Il n’aura pas eu le temps de voir s’en aller la maison séculaire où il passa ces vingt-deux années, et qu’on rasera bientôt pour faire place à de nouveaux laboratoires après l’avoir longtemps étayée pour l’empêcher de glisser jusqu’aux catacombes. Nul n’y vécut plus complètement que lui et ces murs qu’il devait illustrer sont pour nous tout pleins de son souvenir. Il y passait ses journées tout entières, ne rentrant que le soir à Fontenay, puis à Sceaux où il vint successivement habiter avec ses parents après que le Dr Curie eût cessé d’exercer à Paris. Il y passait aussi les vacances, pendant lesquelles son frère, maitre des conférences à Montpellier depuis la soutenance de sa thèse, venait le retrouver pour reprendre la collaboration féconde que cette séparation seule avait pu interrompre, où ils retournaient à l’union active et curieuse de leurs jeunes années, Jacques plus vif et plus ardent, d’aspect plus robuste aussi, Pierre plus enclin à la méditation et volontiers contemplatif.

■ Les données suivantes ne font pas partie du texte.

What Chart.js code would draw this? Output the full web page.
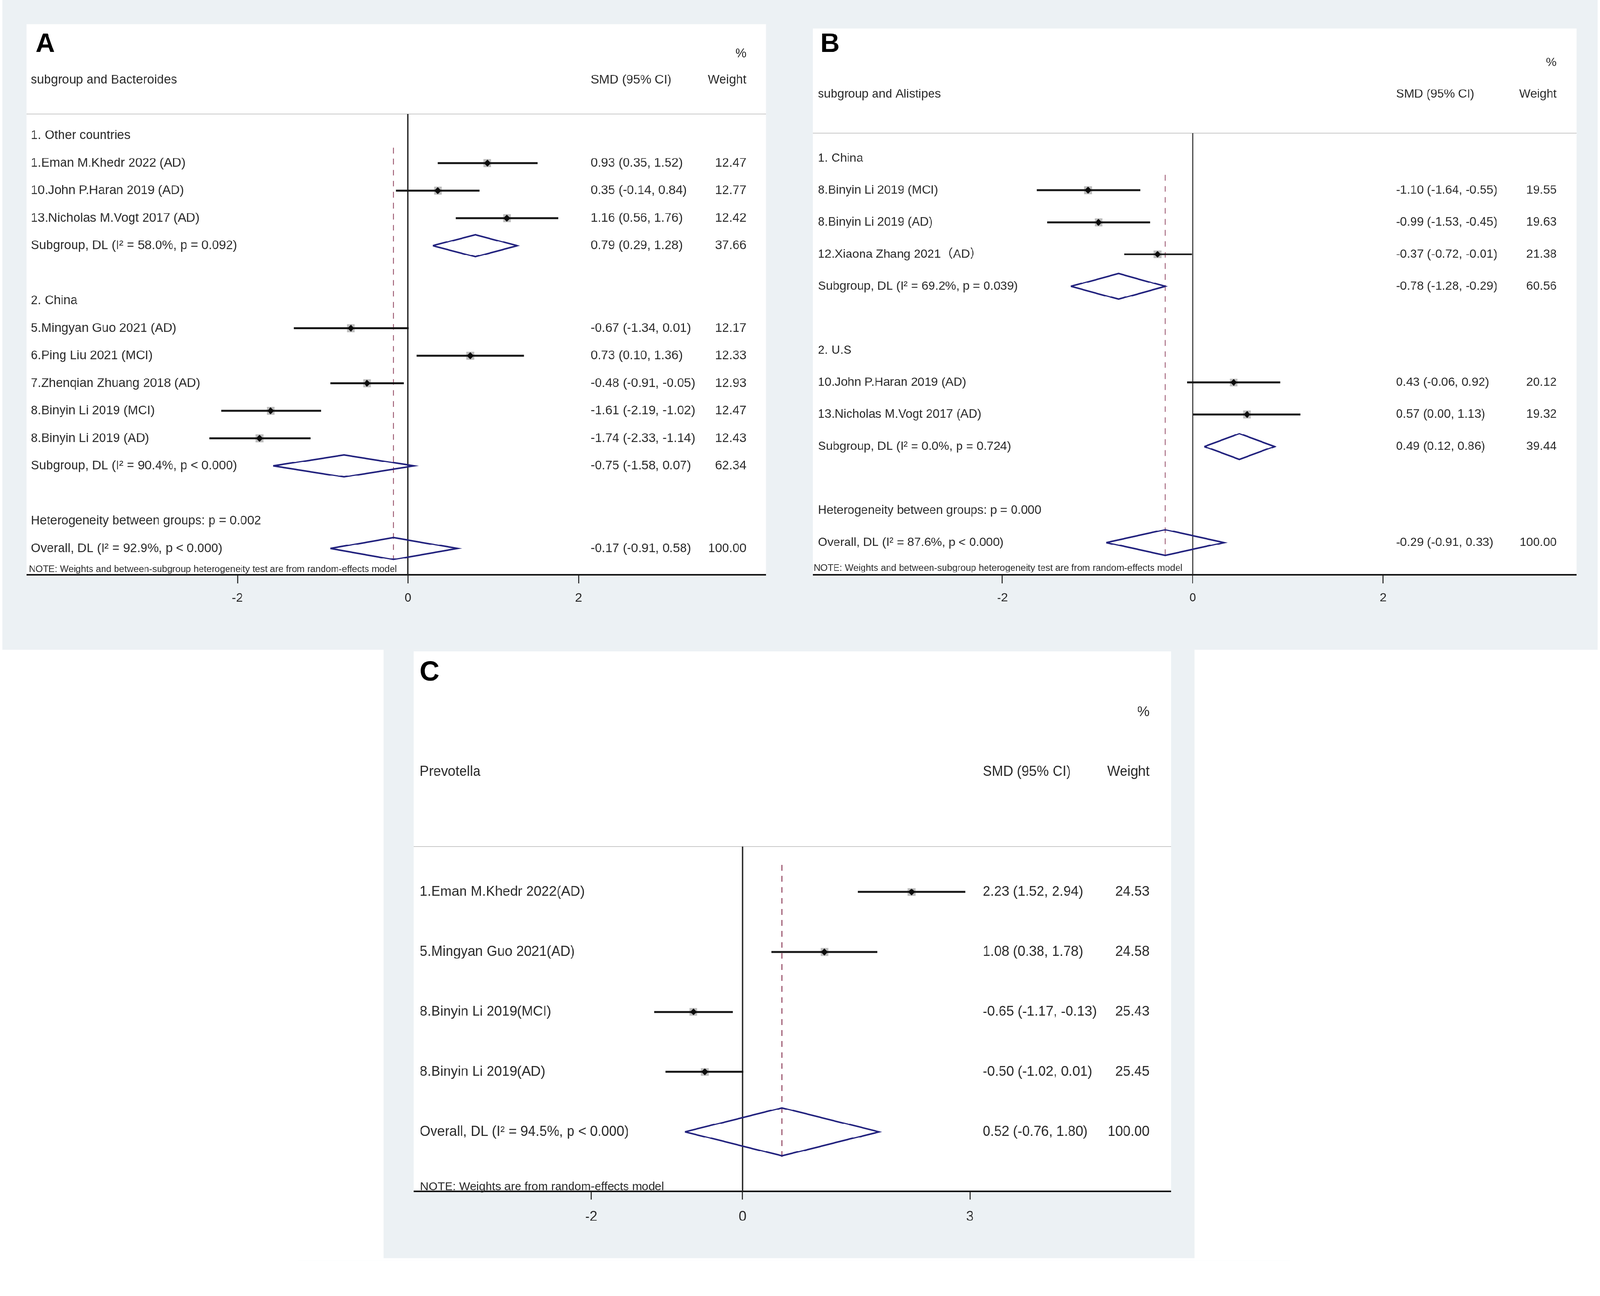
<!DOCTYPE html>
<html>
<head>
<meta charset="utf-8">
<title>Forest plots: Bacteroides, Alistipes, Prevotella</title>
<script src="https://cdn.jsdelivr.net/npm/chart.js@4.4.1/dist/chart.umd.min.js"></script>
<style>
  html, body { margin: 0; padding: 0; background: #fff; overflow: hidden; }
  #page { width: 4212px; height: 3319px; position: relative; transform-origin: 0 0; background: #fff; }
  .band { position: absolute; background: #ecf1f4; }
  .box { position: absolute; background: #fff; }
  canvas { position: absolute; }
</style>
</head>
<body>
<div id="page">
<div class="band" style="left:6px;top:0;width:4200px;height:1711px"></div>
<div class="band" style="left:1010px;top:1711px;width:2135px;height:1602px"></div>
<div class="box" style="left:70px;top:64px;width:1947px;height:1450px"></div>
<div class="box" style="left:2140px;top:75px;width:2010px;height:1439px"></div>
<div class="box" style="left:1089px;top:1715px;width:1994px;height:1422px"></div>
<canvas id="chartA" width="1947" height="1560" style="left:70px;top:64px"></canvas>
<canvas id="chartB" width="2010" height="1549" style="left:2140px;top:75px"></canvas>
<canvas id="chartC" width="1994" height="1532" style="left:1089px;top:1715px"></canvas>
</div>
<script>
// ---- A: Bacteroides ----
const bactLabels = [
  '1. Other countries',
  '1.Eman M.Khedr 2022 (AD)',
  '10.John P.Haran 2019 (AD)',
  '13.Nicholas M.Vogt 2017 (AD)',
  'Subgroup, DL (I\u00b2 = 58.0%, p = 0.092)',
  '',
  '2. China',
  '5.Mingyan Guo 2021 (AD)',
  '6.Ping Liu 2021 (MCI)',
  '7.Zhenqian Zhuang 2018 (AD)',
  '8.Binyin Li 2019 (MCI)',
  '8.Binyin Li 2019 (AD)',
  'Subgroup, DL (I\u00b2 = 90.4%, p < 0.000)',
  '',
  'Heterogeneity between groups: p = 0.002',
  'Overall, DL (I\u00b2 = 92.9%, p < 0.000)'
];
const bactKind = ['group', 'study', 'study', 'study', 'pooled', 'blank', 'group', 'study', 'study', 'study', 'study', 'study', 'pooled', 'blank', 'group', 'pooled'];
const bactSMD = [null, 0.93, 0.35, 1.16, 0.79, null, null, -0.67, 0.73, -0.48, -1.61, -1.74, -0.75, null, null, -0.17];
const bactLower = [null, 0.35, -0.14, 0.56, 0.29, null, null, -1.34, 0.10, -0.91, -2.19, -2.33, -1.58, null, null, -0.91];
const bactUpper = [null, 1.52, 0.84, 1.76, 1.28, null, null, 0.01, 1.36, -0.05, -1.02, -1.14, 0.07, null, null, 0.58];
const bactWeight = [null, 12.47, 12.77, 12.42, 37.66, null, null, 12.17, 12.33, 12.93, 12.47, 12.43, 62.34, null, null, 100.00];
const bactTicks = [-2, 0, 2];

// ---- B: Alistipes ----
const alisLabels = [
  '1. China',
  '8.Binyin Li 2019 (MCI)',
  '8.Binyin Li 2019 (AD)',
  '12.Xiaona Zhang 2021\uff08AD\uff09',
  'Subgroup, DL (I\u00b2 = 69.2%, p = 0.039)',
  '',
  '2. U.S',
  '10.John P.Haran 2019 (AD)',
  '13.Nicholas M.Vogt 2017 (AD)',
  'Subgroup, DL (I\u00b2 = 0.0%, p = 0.724)',
  '',
  'Heterogeneity between groups: p = 0.000',
  'Overall, DL (I\u00b2 = 87.6%, p < 0.000)'
];
const alisKind = ['group', 'study', 'study', 'study', 'pooled', 'blank', 'group', 'study', 'study', 'pooled', 'blank', 'group', 'pooled'];
const alisSMD = [null, -1.10, -0.99, -0.37, -0.78, null, null, 0.43, 0.57, 0.49, null, null, -0.29];
const alisLower = [null, -1.64, -1.53, -0.72, -1.28, null, null, -0.06, 0.00, 0.12, null, null, -0.91];
const alisUpper = [null, -0.55, -0.45, -0.01, -0.29, null, null, 0.92, 1.13, 0.86, null, null, 0.33];
const alisWeight = [null, 19.55, 19.63, 21.38, 60.56, null, null, 20.12, 19.32, 39.44, null, null, 100.00];
const alisTicks = [-2, 0, 2];

// ---- C: Prevotella ----
const prevLabels = [
  '1.Eman M.Khedr 2022(AD)',
  '5.Mingyan Guo 2021(AD)',
  '8.Binyin Li 2019(MCI)',
  '8.Binyin Li 2019(AD)',
  'Overall, DL (I\u00b2 = 94.5%, p < 0.000)'
];
const prevKind = ['study', 'study', 'study', 'study', 'pooled'];
const prevSMD = [2.23, 1.08, -0.65, -0.50, 0.52];
const prevLower = [1.52, 0.38, -1.17, -1.02, -0.76];
const prevUpper = [2.94, 1.78, -0.13, 0.01, 1.80];
const prevWeight = [24.53, 24.58, 25.43, 25.45, 100.00];
const prevTicks = [-2, 0, 3];

const FONT = '"Liberation Sans", Arial, "Noto Sans CJK SC", sans-serif';
const TEXT = '#2a2a2a';

// the layout is drawn for a 4212x3319 page; fit it to whatever viewport we get
function fitPage() {
  const s = Math.min(window.innerWidth / 4212, window.innerHeight / 3319);
  document.getElementById('page').style.transform = 'scale(' + s + ')';
}

function fmtCI(es, lo, hi) {
  return es.toFixed(2) + ' (' + lo.toFixed(2) + ', ' + hi.toFixed(2) + ')';
}

function forest(id, d, lay) {
  const ci = [], boxes = [], dots = [], pooled = [];
  let overall = null;
  d.kind.forEach((k, i) => {
    if (k === 'study') {
      ci.push({ x: d.lo[i], y: i }, { x: d.hi[i], y: i }, { x: NaN, y: NaN });
      boxes.push({ x: d.es[i], y: i });
      dots.push({ x: d.es[i], y: i });
    } else if (k === 'pooled') {
      const h = 0.4;
      pooled.push({ x: d.lo[i], y: i }, { x: d.es[i], y: i - h }, { x: d.hi[i], y: i },
                  { x: d.es[i], y: i + h }, { x: d.lo[i], y: i }, { x: NaN, y: NaN });
      overall = d.es[i];
    }
  });

  const textPlugin = {
    id: 'forestText',
    beforeDatasetsDraw(chart) {
      const ctx = chart.ctx, area = chart.chartArea;
      ctx.save();
      ctx.strokeStyle = '#c8c8c8';
      ctx.lineWidth = 2;
      ctx.beginPath();
      ctx.moveTo(0, area.top);
      ctx.lineTo(chart.width, area.top);
      ctx.stroke();
      ctx.restore();
    },
    afterDatasetsDraw(chart) {
      const ctx = chart.ctx, ys = chart.scales.y;
      ctx.save();
      ctx.textBaseline = 'middle';

      // panel letter
      ctx.fillStyle = '#000';
      ctx.font = 'bold ' + lay.letterFs + 'px ' + FONT;
      ctx.textAlign = 'left';
      ctx.fillText(lay.letter, lay.letterX, lay.letterY);

      // header
      ctx.fillStyle = TEXT;
      ctx.font = lay.fs + 'px ' + FONT;
      ctx.fillText(lay.title, lay.labelX, lay.headY);
      ctx.fillText('SMD (95% CI)', lay.smdX, lay.headY);
      ctx.textAlign = 'right';
      ctx.fillText('Weight', lay.wtR, lay.headY);
      ctx.fillText('%', lay.wtR, lay.pctY);

      // rows
      d.labels.forEach((lab, i) => {
        const y = ys.getPixelForValue(i);
        ctx.textAlign = 'left';
        if (lab) ctx.fillText(lab, lay.labelX, y);
        if (d.es[i] !== null) {
          ctx.fillText(fmtCI(d.es[i], d.lo[i], d.hi[i]), lay.smdX, y);
          ctx.textAlign = 'right';
          ctx.fillText(d.wt[i].toFixed(2), lay.wtR, y);
        }
      });

      // note under the plot
      ctx.textAlign = 'left';
      ctx.textBaseline = 'alphabetic';
      ctx.font = lay.noteFs + 'px ' + FONT;
      const w = ctx.measureText(lay.note).width;
      ctx.translate(lay.noteX, lay.noteY);
      ctx.scale(lay.noteW / w, 1);
      ctx.fillText(lay.note, 0, 0);
      ctx.restore();
    }
  };

  return new Chart(document.getElementById(id), {
    type: 'scatter',
    data: {
      datasets: [
        { data: [{ x: 0, y: lay.yMin }, { x: 0, y: lay.yMax }], showLine: true,
          borderColor: '#262626', borderWidth: 3.5, pointRadius: 0, order: 6 },
        { data: [{ x: overall, y: lay.dash[0] }, { x: overall, y: lay.dash[1] }], showLine: true,
          borderColor: '#9e5a72', borderWidth: 3, borderDash: [15, 14], pointRadius: 0, order: 5 },
        { data: boxes, pointStyle: 'rect', pointRadius: 14.5, backgroundColor: '#bdbdbd',
          borderWidth: 0, order: 4 },
        { data: ci, showLine: true, borderColor: '#161616', borderWidth: 5, pointRadius: 0, order: 3 },
        { data: pooled, showLine: true, borderColor: '#22227e', borderWidth: 4,
          borderJoinStyle: 'miter', pointRadius: 0, order: 2 },
        { data: dots, pointStyle: 'rectRot', pointRadius: 9, backgroundColor: '#0d0d0d',
          borderWidth: 0, order: 1 }
      ]
    },
    options: {
      responsive: false,
      animation: false,
      events: [],
      devicePixelRatio: 1,
      layout: { autoPadding: false, padding: { top: lay.padTop, left: 0, right: 0, bottom: 0 } },
      plugins: { legend: { display: false }, tooltip: { enabled: false } },
      scales: {
        x: {
          type: 'linear',
          min: lay.xMin,
          max: lay.xMax,
          afterBuildTicks: s => { s.ticks = d.ticks.map(v => ({ value: v })); },
          afterFit: s => { s.height = 110; },
          grid: { display: true, drawOnChartArea: false, drawTicks: true,
                  tickLength: 22, tickWidth: 2.5, tickColor: '#1a1a1a' },
          border: { display: true, width: 4, color: '#151515' },
          ticks: { font: { family: FONT, size: lay.fs }, color: TEXT, padding: lay.tickPad,
                   maxRotation: 0, autoSkip: false }
        },
        y: { type: 'linear', display: false, reverse: true, min: lay.yMin, max: lay.yMax }
      }
    },
    plugins: [textPlugin]
  });
}

document.addEventListener('DOMContentLoaded', function () {
  fitPage();

  forest('chartA',
    { labels: bactLabels, kind: bactKind, es: bactSMD, lo: bactLower, hi: bactUpper, wt: bactWeight, ticks: bactTicks },
    { letter: 'A', letterFs: 70, letterX: 24, letterY: 54,
      title: 'subgroup and Bacteroides', fs: 33, headY: 147, pctY: 78,
      labelX: 11, smdX: 1485, wtR: 1895,
      padTop: 236, yMin: -0.79, yMax: 15.96, dash: [0.44, 15.42],
      xMin: -4.472, xMax: 4.200, tickPad: 20,
      note: 'NOTE: Weights and between-subgroup heterogeneity test are from random-effects model',
      noteFs: 23, noteX: 6, noteY: 1442, noteW: 969 });

  forest('chartB',
    { labels: alisLabels, kind: alisKind, es: alisSMD, lo: alisLower, hi: alisUpper, wt: alisWeight, ticks: alisTicks },
    { letter: 'B', letterFs: 70, letterX: 20, letterY: 43,
      title: 'subgroup and Alistipes', fs: 32, headY: 173, pctY: 90,
      labelX: 13, smdX: 1535, wtR: 1958,
      padTop: 276, yMin: -0.78, yMax: 13.01, dash: [0.52, 12.43],
      xMin: -3.992, xMax: 4.032, tickPad: 20,
      note: 'NOTE: Weights and between-subgroup heterogeneity test are from random-effects model',
      noteFs: 23, noteX: 2, noteY: 1428, noteW: 971 });

  forest('chartC',
    { labels: prevLabels, kind: prevKind, es: prevSMD, lo: prevLower, hi: prevUpper, wt: prevWeight, ticks: prevTicks },
    { letter: 'C', letterFs: 72, letterX: 16, letterY: 57,
      title: 'Prevotella', fs: 36, headY: 318, pctY: 161,
      labelX: 16, smdX: 1498, wtR: 1937,
      padTop: 514, yMin: -0.76, yMax: 4.99, dash: [-0.45, 4.49],
      xMin: -4.343, xMax: 5.657, tickPad: 24,
      note: 'NOTE: Weights are from random-effects model',
      noteFs: 30, noteX: 17, noteY: 1419, noteW: 642 });
});
window.addEventListener('resize', fitPage);
</script>
</body>
</html>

Il se trouvait, à vingt-trois ans, dans ses nouvelles fonctions, à peine plus âgé que les élèves dont il fut le camarade et l’ami autant que le maître, et qu’il sut immédiatement s’attacher autant par sa science que par sa bonté. Il se trouva immédiatement à l’aise, servi par le garçon qu’il avait amené de la Sorbonne avec lui et dont il ne devait jamais se séparer, seul dans son laboratoire pour s’occuper d’un nombre restreint d’élèves, sous la discipline paternelle de Schützenberger. Celui-ci donnait l’exemple d’une présence continuelle à son laboratoire ; une atmosphère de travail et de mutuelle confiance emplissait la maison, créant un milieu propice à la recherche. Curie y fut extrêmement sensible et le disait avec émotion en terminant sa brillante conférence sur le radium, à la Sorbonne, il y a deux ans :

Je désire rappeler ici, disait-il, que nous avons fait toutes nos recherches à l’École de physique et de chimie de la ville de Paris.